- Given data
** START **

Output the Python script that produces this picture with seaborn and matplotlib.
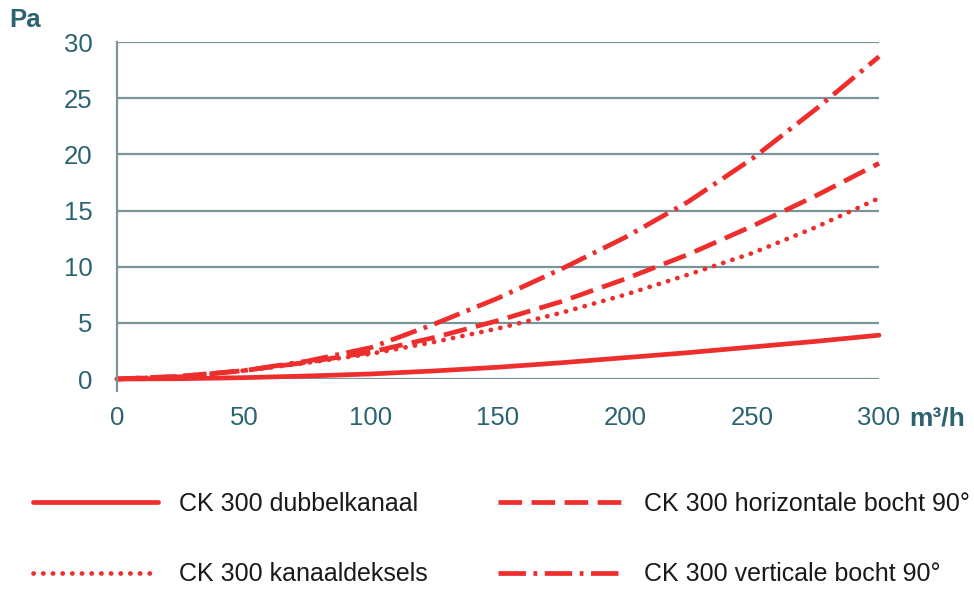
import numpy as np
import pandas as pd
import matplotlib
matplotlib.use("Agg")
import matplotlib.pyplot as plt
import seaborn as sns

# airflow (m3/h) and pressure loss (Pa)
airflow = [0, 25, 50, 75, 100, 125, 150, 175, 200, 225, 250, 275, 300]
dubbelkanaal = [0, 0.03, 0.12, 0.27, 0.45, 0.72, 1.05, 1.45, 1.9, 2.35, 2.85, 3.35, 3.9]
kanaaldeksels = [0, 0.25, 0.75, 1.45, 2.25, 3.3, 4.5, 5.9, 7.5, 9.3, 11.2, 13.5, 16.1]
horizontale = [0, 0.25, 0.75, 1.5, 2.4, 3.7, 5.2, 6.9, 8.9, 11.1, 13.6, 16.3, 19.2]
verticale = [0, 0.2, 0.75, 1.6, 2.8, 4.9, 7.2, 9.8, 12.6, 15.8, 19.6, 24.0, 28.7]

labels = ["CK 300 dubbelkanaal", "CK 300 kanaaldeksels",
          "CK 300 horizontale bocht 90°", "CK 300 verticale bocht 90°"]
x_ticks = [0, 50, 100, 150, 200, 250, 300]
y_ticks = [0, 5, 10, 15, 20, 25, 30]

red = "#ee2d2d"
grid = "#7a9399"
teal = "#2b6470"

sns.set_theme(style="white")
plt.rcParams['font.family'] = ['Liberation Sans', 'DejaVu Sans']

fig = plt.figure(figsize=(9.74, 5.90), dpi=100)
ax = fig.add_axes([0.1201, 0.3576, 0.7824, 0.5712])

series = [dubbelkanaal, kanaaldeksels, horizontale, verticale]
dashes = [None, (0.05, 2.0), (5.0, 2.0), (5.8, 1.6, 0.8, 1.6)]
handles = []
for vals, lab, ds in zip(series, labels, dashes):
    sns.lineplot(x=airflow, y=vals, ax=ax, color=red, linewidth=3.4, label=lab)
    ln = ax.lines[-1]
    if ds is not None:
        ln.set_dashes(ds)
        ln.set_dash_capstyle('round' if ds[0] < 1 else 'butt')
    ln.set_clip_on(False)
    handles.append(ln)

ax.set_xlim(0, 300)
ax.set_ylim(0, 30)
ax.set_xticks(x_ticks)
ax.set_yticks(y_ticks)
ax.yaxis.grid(True, color=grid, linewidth=1.6)
ax.xaxis.grid(False)
for s in ['top', 'right', 'bottom']:
    ax.spines[s].set_visible(False)
ax.spines['left'].set_color(grid)
ax.spines['left'].set_linewidth(1.6)
ax.spines['left'].set_bounds(-1.05, 30)
ax.tick_params(axis='both', direction='out', length=8.5, width=1.6, color=grid,
               labelsize=18.5, labelcolor=teal)
ax.tick_params(axis='y', pad=9, length=8.5)
ax.tick_params(axis='x', pad=11)
ax.set_xlabel("")
ax.set_ylabel("")

fig.text(0.010, 0.966, "Pa", fontsize=18.5, fontweight='bold', color=teal, va='center', ha='left')
fig.text(0.934, 0.291, "m³/h", fontsize=19, fontweight='bold', color=teal, va='center', ha='left')

ax.get_legend().remove()
fig.legend(handles=handles, labels=labels, ncol=2, frameon=False,
           loc='upper left', bbox_to_anchor=(0.034, 0.166), borderaxespad=0, borderpad=0,
           fontsize=18, handlelength=5.0, handletextpad=0.85, columnspacing=2.8,
           labelspacing=1.85, labelcolor="#1a1a1a")

fig.savefig("out.png", dpi=100)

** END **

- Task statement
Omit the pictures and give the material again, exactly and in full.

- Answer to this problem
Output the Python script that produces this picture with seaborn and matplotlib.
import numpy as np
import pandas as pd
import matplotlib
matplotlib.use("Agg")
import matplotlib.pyplot as plt
import seaborn as sns

# airflow (m3/h) and pressure loss (Pa)
airflow = [0, 25, 50, 75, 100, 125, 150, 175, 200, 225, 250, 275, 300]
dubbelkanaal = [0, 0.03, 0.12, 0.27, 0.45, 0.72, 1.05, 1.45, 1.9, 2.35, 2.85, 3.35, 3.9]
kanaaldeksels = [0, 0.25, 0.75, 1.45, 2.25, 3.3, 4.5, 5.9, 7.5, 9.3, 11.2, 13.5, 16.1]
horizontale = [0, 0.25, 0.75, 1.5, 2.4, 3.7, 5.2, 6.9, 8.9, 11.1, 13.6, 16.3, 19.2]
verticale = [0, 0.2, 0.75, 1.6, 2.8, 4.9, 7.2, 9.8, 12.6, 15.8, 19.6, 24.0, 28.7]

labels = ["CK 300 dubbelkanaal", "CK 300 kanaaldeksels",
          "CK 300 horizontale bocht 90°", "CK 300 verticale bocht 90°"]
x_ticks = [0, 50, 100, 150, 200, 250, 300]
y_ticks = [0, 5, 10, 15, 20, 25, 30]

red = "#ee2d2d"
grid = "#7a9399"
teal = "#2b6470"

sns.set_theme(style="white")
plt.rcParams['font.family'] = ['Liberation Sans', 'DejaVu Sans']

fig = plt.figure(figsize=(9.74, 5.90), dpi=100)
ax = fig.add_axes([0.1201, 0.3576, 0.7824, 0.5712])

series = [dubbelkanaal, kanaaldeksels, horizontale, verticale]
dashes = [None, (0.05, 2.0), (5.0, 2.0), (5.8, 1.6, 0.8, 1.6)]
handles = []
for vals, lab, ds in zip(series, labels, dashes):
    sns.lineplot(x=airflow, y=vals, ax=ax, color=red, linewidth=3.4, label=lab)
    ln = ax.lines[-1]
    if ds is not None:
        ln.set_dashes(ds)
        ln.set_dash_capstyle('round' if ds[0] < 1 else 'butt')
    ln.set_clip_on(False)
    handles.append(ln)

ax.set_xlim(0, 300)
ax.set_ylim(0, 30)
ax.set_xticks(x_ticks)
ax.set_yticks(y_ticks)
ax.yaxis.grid(True, color=grid, linewidth=1.6)
ax.xaxis.grid(False)
for s in ['top', 'right', 'bottom']:
    ax.spines[s].set_visible(False)
ax.spines['left'].set_color(grid)
ax.spines['left'].set_linewidth(1.6)
ax.spines['left'].set_bounds(-1.05, 30)
ax.tick_params(axis='both', direction='out', length=8.5, width=1.6, color=grid,
               labelsize=18.5, labelcolor=teal)
ax.tick_params(axis='y', pad=9, length=8.5)
ax.tick_params(axis='x', pad=11)
ax.set_xlabel("")
ax.set_ylabel("")

fig.text(0.010, 0.966, "Pa", fontsize=18.5, fontweight='bold', color=teal, va='center', ha='left')
fig.text(0.934, 0.291, "m³/h", fontsize=19, fontweight='bold', color=teal, va='center', ha='left')

ax.get_legend().remove()
fig.legend(handles=handles, labels=labels, ncol=2, frameon=False,
           loc='upper left', bbox_to_anchor=(0.034, 0.166), borderaxespad=0, borderpad=0,
           fontsize=18, handlelength=5.0, handletextpad=0.85, columnspacing=2.8,
           labelspacing=1.85, labelcolor="#1a1a1a")

fig.savefig("out.png", dpi=100)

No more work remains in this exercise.